Stated goal. Begin with the line holding "Clone this chart in Plotly.", end with the line holding "import plotly.graph_objects as go", and repeat every line in between exactly, without pictures.

Input material.
---+---

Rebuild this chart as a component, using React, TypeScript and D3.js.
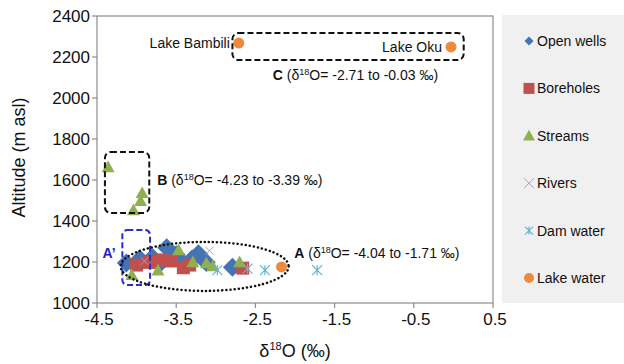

---+---

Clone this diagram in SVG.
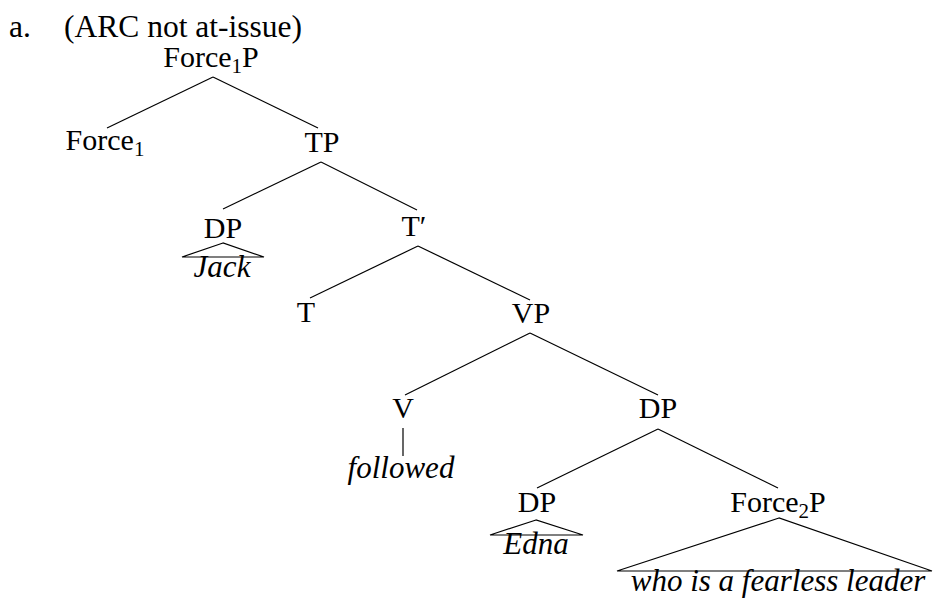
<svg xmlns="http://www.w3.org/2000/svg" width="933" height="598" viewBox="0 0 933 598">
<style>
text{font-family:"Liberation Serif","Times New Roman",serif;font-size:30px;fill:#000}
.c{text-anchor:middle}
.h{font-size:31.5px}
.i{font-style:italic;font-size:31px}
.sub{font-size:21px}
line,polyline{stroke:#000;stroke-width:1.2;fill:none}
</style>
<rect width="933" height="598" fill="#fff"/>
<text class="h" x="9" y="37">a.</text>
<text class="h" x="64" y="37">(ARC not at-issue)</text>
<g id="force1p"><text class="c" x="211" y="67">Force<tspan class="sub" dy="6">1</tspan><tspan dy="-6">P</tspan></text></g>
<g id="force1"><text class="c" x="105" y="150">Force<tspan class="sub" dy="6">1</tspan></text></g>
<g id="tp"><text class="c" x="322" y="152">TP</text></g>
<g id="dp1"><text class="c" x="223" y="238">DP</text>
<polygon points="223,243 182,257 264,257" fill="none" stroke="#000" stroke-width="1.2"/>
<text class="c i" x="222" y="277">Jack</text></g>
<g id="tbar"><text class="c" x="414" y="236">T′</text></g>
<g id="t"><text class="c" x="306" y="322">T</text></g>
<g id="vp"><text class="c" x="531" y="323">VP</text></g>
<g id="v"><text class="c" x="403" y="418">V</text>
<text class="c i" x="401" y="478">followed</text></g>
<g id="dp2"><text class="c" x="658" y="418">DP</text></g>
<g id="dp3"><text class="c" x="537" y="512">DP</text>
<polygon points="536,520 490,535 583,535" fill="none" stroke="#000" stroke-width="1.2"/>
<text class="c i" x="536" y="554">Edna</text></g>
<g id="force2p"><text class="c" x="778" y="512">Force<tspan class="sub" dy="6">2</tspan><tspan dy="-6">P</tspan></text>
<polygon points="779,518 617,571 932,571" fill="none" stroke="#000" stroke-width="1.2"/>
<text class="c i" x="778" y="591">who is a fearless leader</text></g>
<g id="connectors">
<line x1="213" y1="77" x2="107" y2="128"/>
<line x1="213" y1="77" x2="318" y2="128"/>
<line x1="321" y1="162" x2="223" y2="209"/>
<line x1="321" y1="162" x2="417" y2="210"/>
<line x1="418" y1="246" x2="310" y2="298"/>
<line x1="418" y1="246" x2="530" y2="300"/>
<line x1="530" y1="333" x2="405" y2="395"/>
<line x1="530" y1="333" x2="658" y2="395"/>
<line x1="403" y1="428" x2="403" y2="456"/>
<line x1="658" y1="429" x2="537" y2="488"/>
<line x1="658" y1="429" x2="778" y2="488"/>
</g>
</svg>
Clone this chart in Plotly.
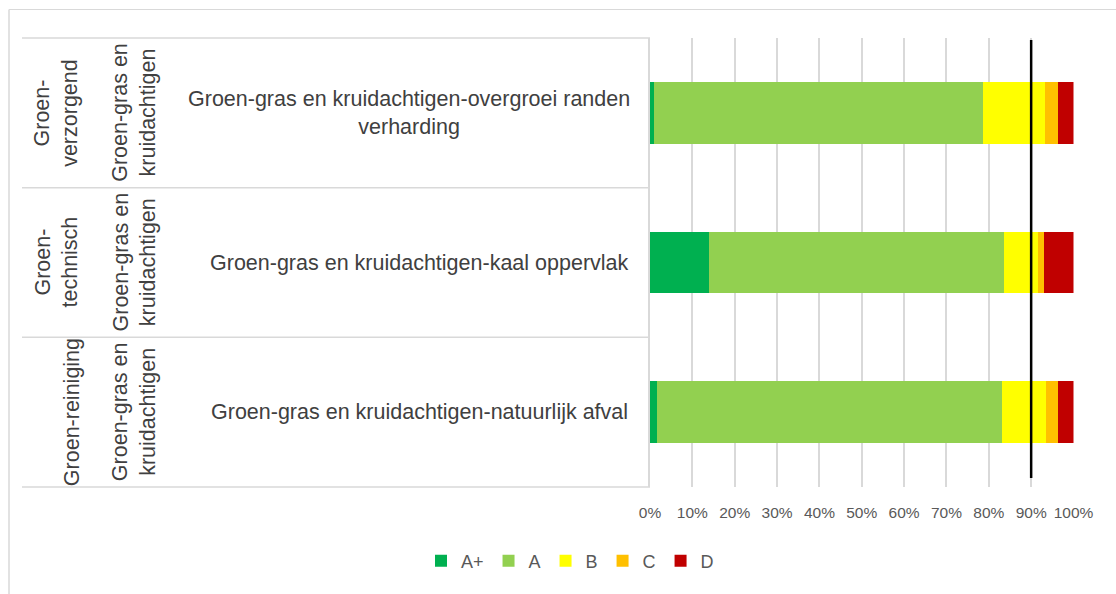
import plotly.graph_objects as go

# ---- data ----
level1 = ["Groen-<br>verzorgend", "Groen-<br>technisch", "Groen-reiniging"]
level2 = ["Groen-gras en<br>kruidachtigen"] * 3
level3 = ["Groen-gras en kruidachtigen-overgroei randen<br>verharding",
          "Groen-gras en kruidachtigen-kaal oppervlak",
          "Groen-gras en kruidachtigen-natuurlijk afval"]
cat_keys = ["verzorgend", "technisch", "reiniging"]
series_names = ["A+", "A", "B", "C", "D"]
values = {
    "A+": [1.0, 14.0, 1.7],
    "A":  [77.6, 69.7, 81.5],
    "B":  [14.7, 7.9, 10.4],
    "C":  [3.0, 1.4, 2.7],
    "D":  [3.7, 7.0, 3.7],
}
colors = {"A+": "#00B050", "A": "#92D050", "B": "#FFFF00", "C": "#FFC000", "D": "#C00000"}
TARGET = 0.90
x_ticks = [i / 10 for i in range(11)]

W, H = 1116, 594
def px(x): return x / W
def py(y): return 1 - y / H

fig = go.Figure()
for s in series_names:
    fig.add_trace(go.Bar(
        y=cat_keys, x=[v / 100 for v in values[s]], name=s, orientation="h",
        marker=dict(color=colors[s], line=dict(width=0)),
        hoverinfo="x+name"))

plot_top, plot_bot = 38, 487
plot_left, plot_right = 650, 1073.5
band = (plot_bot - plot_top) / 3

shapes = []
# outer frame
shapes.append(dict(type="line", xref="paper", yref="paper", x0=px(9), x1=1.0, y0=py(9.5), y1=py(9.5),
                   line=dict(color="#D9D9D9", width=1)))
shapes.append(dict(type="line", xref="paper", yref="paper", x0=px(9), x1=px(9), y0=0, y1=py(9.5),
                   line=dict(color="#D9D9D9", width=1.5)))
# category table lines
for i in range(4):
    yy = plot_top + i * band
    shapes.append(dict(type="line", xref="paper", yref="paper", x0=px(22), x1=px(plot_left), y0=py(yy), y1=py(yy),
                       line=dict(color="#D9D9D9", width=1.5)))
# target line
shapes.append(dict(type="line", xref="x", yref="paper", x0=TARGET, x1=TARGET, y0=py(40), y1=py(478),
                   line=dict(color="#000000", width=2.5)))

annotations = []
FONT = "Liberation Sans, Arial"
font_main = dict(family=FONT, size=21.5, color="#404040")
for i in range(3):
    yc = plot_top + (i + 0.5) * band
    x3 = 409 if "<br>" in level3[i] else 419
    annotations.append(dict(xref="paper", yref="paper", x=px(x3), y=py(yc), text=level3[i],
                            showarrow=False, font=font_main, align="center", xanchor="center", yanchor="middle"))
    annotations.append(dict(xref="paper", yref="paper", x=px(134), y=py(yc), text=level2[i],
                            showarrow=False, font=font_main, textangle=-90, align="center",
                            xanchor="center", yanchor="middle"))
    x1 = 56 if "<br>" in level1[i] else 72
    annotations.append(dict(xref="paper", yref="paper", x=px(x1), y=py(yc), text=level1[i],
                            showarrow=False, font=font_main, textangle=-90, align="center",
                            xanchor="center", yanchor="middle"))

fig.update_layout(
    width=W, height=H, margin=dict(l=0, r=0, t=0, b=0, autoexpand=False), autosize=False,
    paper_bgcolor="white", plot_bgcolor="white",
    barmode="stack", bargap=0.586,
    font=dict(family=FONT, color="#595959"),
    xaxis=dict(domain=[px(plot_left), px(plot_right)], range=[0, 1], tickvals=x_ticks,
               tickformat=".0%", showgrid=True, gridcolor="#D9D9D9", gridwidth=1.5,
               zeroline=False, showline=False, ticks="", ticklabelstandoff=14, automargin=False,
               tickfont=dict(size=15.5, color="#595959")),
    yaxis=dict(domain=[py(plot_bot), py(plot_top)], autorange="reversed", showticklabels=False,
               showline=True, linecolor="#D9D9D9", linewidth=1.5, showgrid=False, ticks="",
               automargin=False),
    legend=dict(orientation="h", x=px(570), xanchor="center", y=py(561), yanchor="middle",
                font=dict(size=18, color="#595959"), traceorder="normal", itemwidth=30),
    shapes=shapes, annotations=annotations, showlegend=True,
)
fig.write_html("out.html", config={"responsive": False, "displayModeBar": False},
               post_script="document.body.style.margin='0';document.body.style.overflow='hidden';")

---+---

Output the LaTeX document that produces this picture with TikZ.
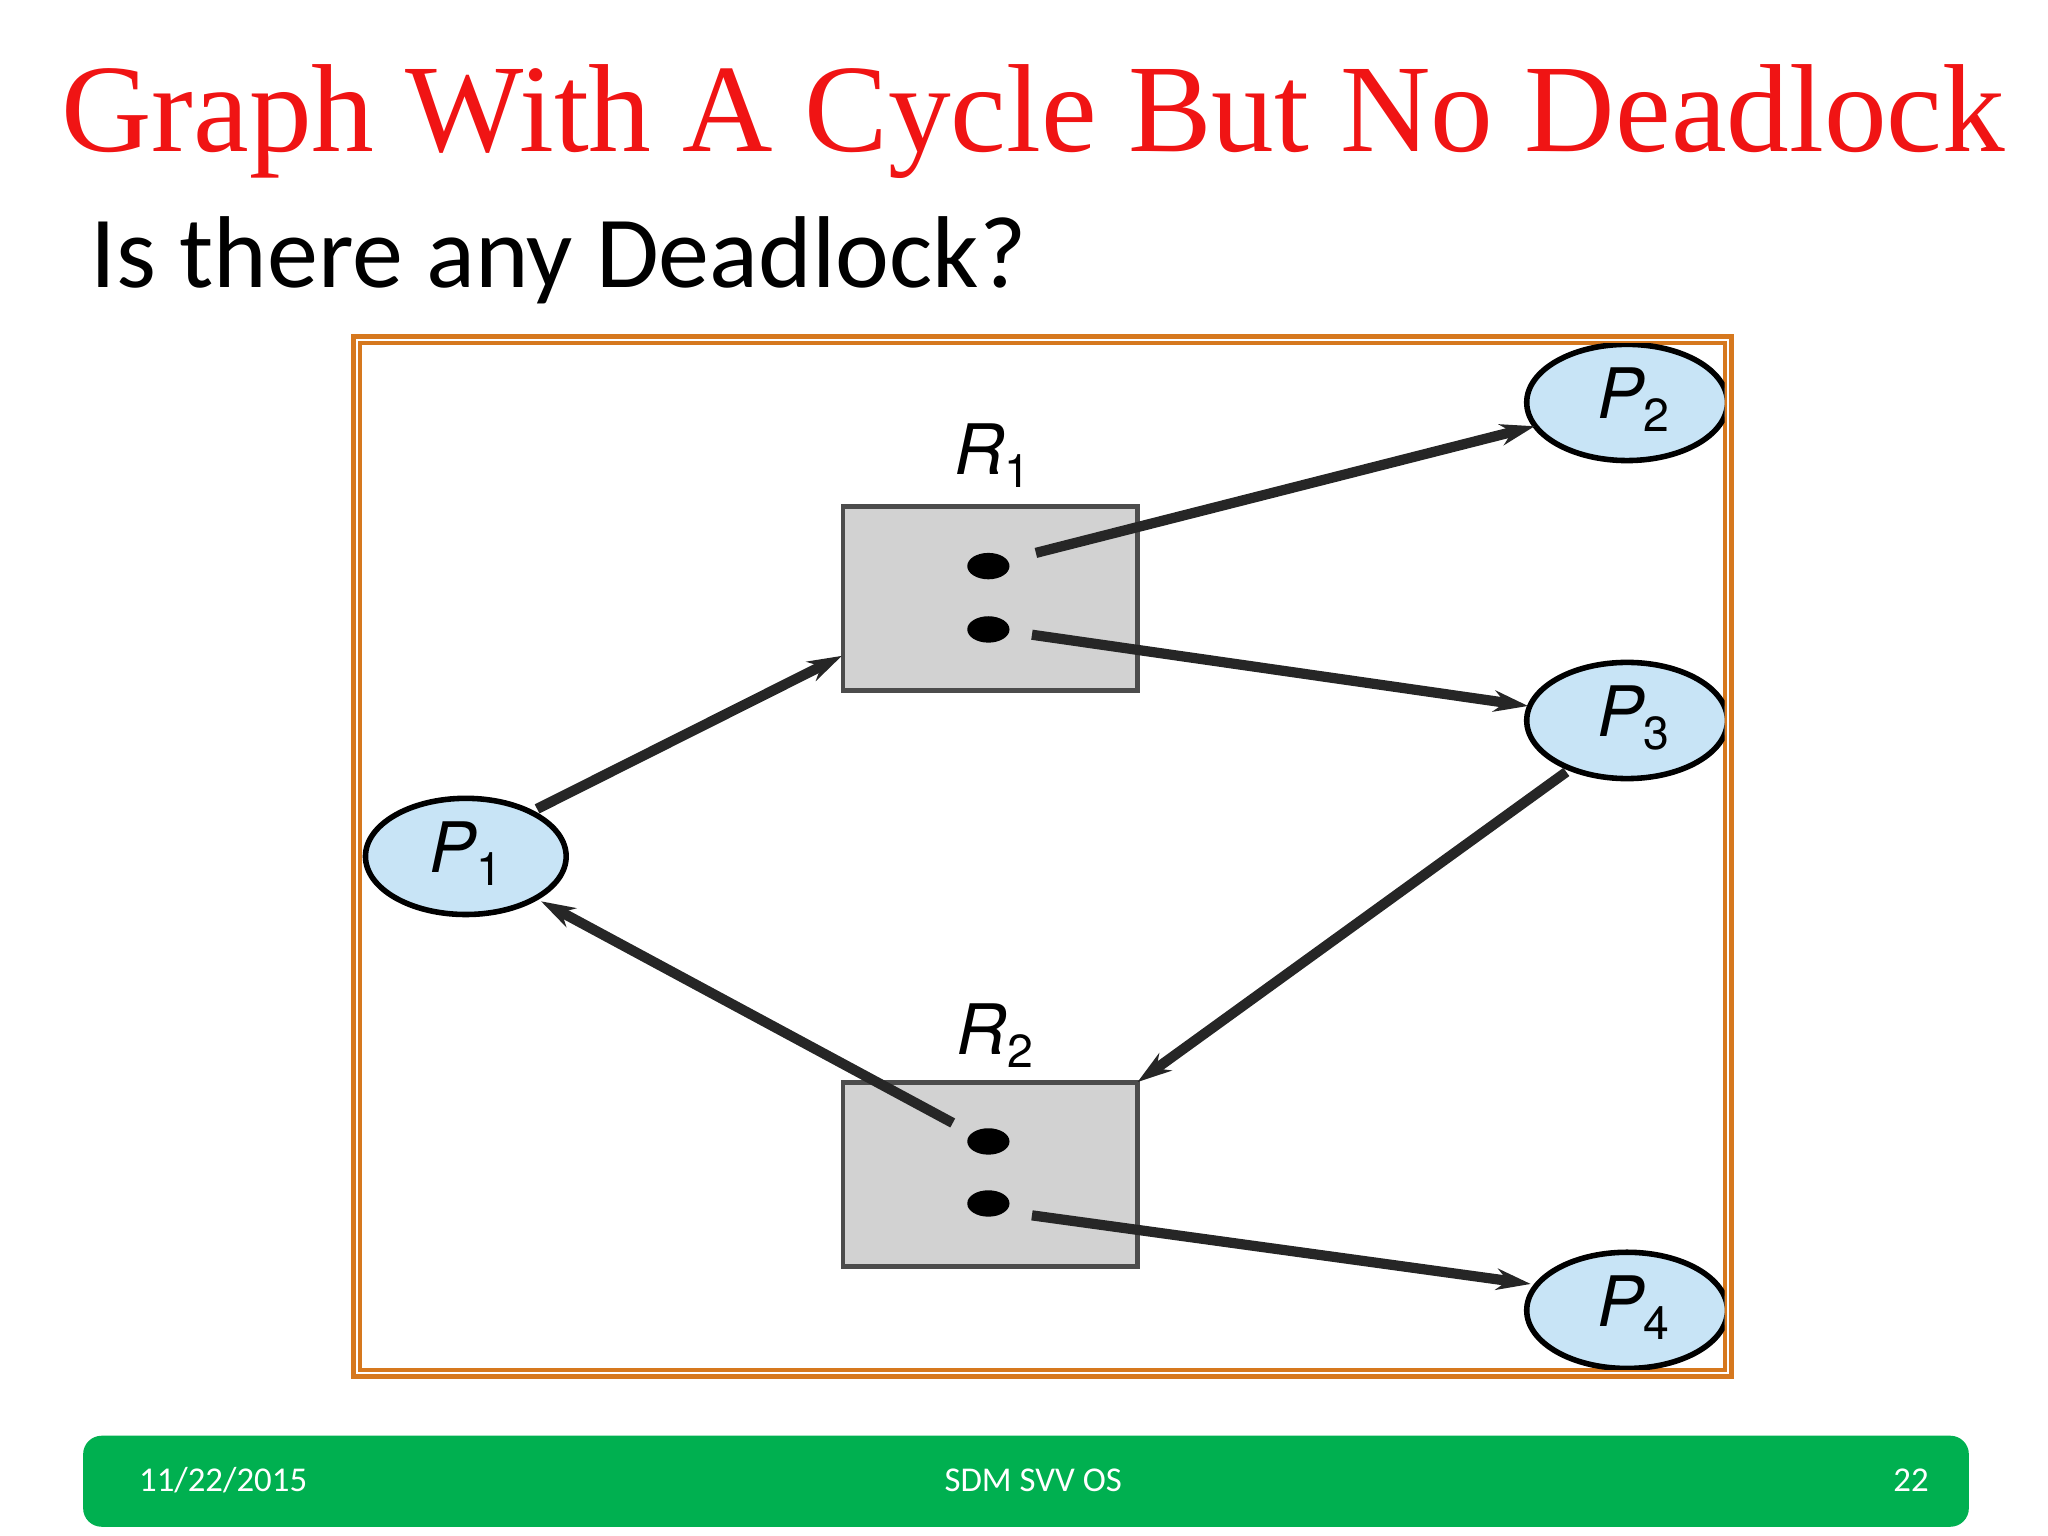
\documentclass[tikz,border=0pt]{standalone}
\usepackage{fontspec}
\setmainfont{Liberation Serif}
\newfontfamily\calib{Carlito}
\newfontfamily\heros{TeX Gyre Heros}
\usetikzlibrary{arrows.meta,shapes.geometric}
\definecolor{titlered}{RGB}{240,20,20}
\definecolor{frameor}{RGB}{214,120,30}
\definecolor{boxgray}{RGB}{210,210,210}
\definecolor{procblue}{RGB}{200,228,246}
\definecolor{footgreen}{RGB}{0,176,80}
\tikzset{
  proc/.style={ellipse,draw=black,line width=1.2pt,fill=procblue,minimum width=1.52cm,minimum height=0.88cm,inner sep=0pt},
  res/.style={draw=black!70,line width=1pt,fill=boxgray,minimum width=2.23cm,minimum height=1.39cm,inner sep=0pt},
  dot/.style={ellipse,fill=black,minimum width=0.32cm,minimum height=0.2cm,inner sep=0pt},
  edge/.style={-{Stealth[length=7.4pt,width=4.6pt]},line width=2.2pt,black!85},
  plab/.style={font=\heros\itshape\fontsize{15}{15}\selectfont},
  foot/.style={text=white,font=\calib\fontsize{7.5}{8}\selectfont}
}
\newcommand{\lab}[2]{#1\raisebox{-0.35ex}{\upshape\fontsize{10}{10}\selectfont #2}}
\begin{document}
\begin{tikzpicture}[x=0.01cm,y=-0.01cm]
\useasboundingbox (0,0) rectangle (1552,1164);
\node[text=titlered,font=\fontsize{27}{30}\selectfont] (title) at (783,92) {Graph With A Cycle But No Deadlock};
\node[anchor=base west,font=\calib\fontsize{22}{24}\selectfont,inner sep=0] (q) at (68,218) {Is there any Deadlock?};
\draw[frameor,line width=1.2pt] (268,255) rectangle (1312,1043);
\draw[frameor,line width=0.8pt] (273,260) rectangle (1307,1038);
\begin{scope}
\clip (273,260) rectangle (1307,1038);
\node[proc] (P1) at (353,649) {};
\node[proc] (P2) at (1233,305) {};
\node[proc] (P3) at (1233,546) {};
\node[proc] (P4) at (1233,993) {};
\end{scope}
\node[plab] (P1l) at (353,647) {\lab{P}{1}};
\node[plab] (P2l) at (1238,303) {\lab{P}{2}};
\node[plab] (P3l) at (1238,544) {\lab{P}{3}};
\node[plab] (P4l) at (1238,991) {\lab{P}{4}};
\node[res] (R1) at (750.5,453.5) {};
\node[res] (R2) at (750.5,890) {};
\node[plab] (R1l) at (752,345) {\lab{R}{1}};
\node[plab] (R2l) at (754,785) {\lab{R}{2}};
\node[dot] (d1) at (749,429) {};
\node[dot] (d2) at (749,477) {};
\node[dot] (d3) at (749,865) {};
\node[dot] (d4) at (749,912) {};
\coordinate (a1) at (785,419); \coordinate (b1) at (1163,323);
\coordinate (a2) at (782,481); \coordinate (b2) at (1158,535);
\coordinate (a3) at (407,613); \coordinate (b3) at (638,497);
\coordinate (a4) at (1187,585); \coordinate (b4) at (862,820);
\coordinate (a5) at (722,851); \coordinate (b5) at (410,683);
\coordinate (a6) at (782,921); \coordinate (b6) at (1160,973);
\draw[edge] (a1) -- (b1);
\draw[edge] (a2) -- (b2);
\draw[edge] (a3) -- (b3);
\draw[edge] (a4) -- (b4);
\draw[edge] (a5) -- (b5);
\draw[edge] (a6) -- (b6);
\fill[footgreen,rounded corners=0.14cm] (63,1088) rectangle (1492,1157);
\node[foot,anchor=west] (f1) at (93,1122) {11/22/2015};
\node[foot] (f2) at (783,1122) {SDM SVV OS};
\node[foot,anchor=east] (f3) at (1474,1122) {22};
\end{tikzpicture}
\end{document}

---+---

Task answer.
Clone this chart in Plotly.
import plotly.graph_objects as go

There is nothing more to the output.